War-torn Korean families to reunite briefly after 65 years
Around 180 families, who were torn apart by the 1950-53 Korean War, will be temporarily reunited in North Korea starting from August 20, 2018. The move comes after the two Koreas renewed exchanges in 2018 following the decades-long standoff over North Korea’s nuclear and missile programmes.
• The reunions, the first in three years, will take place in the North’s tourist resort on Mount Kumgang, as agreed by North Korean leader Kim Jong Un and South Korean President Moon Jae-in during their first summit in April.
• The South Korean family members arrived at the coastal border city of Sokcho on August 19 to be briefed by officials on the reunion and for a brief health check-up, before crossing the border on August 20.
• About 89 South Koreans crossed the military demarcation line to enter into North Korea on August 20. The group is scheduled to return to the South on August 22.
• A group of 83 North Koreans will also be reunited with relatives who live in the South from August 24 to August 26 at the same resort.
As of July, about 56,000 people in the South were registered as separated family members.

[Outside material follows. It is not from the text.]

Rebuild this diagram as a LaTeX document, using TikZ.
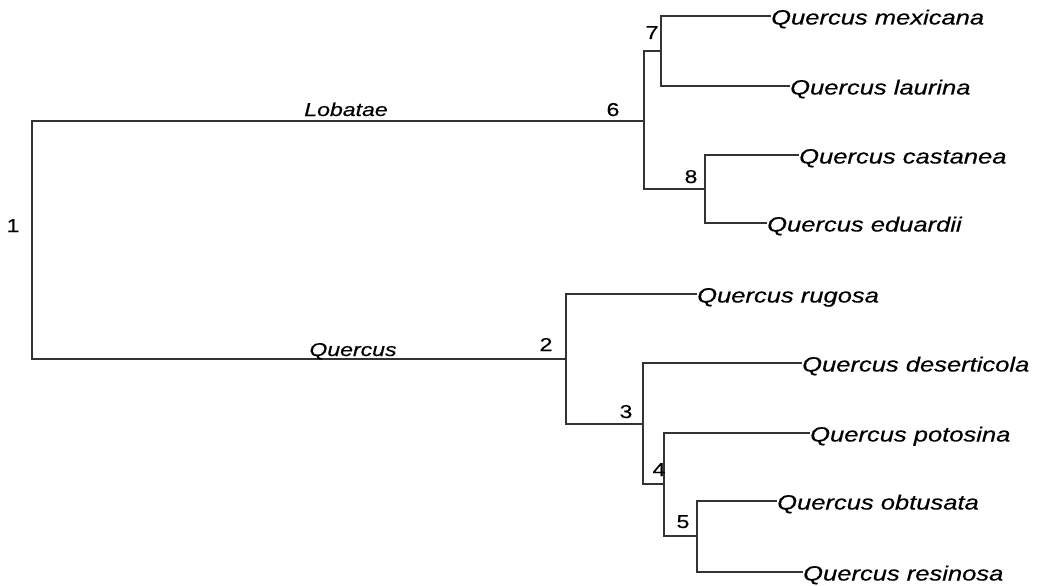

Among them, 41.2 percent are reported to be in their 80s and 21.4 percent to be in their 90s, as per government data.
The separated families are victims of a decades-long standoff between the two neighbouring nations, which escalated over the past several years with North Korea rapidly expanding its nuclear weapons and missile programmes.
• South Korea has been calling for regular meetings between the separated families including using video conferences for years, but the reunion programs were cut short due to fragile relations with the North over its nuclear programmes that threaten the South.
• However, during the summit with US President Donald Trump in June 2018, the North Korean leader Kim Jong Un pledged to abandon his country’s nuclear programs if the US provided security guarantees.
• Around 93 families from both sides of the border were initially scheduled for a three-day gathering from August 20, but four South Korean members canceled their trip to the North at the last minute due to health conditions, as per data by Red Cross.
• The brief family reunions began in 1985 and as of July 2018, a total of 132,600 individuals are listed as separated families on both sides of the border.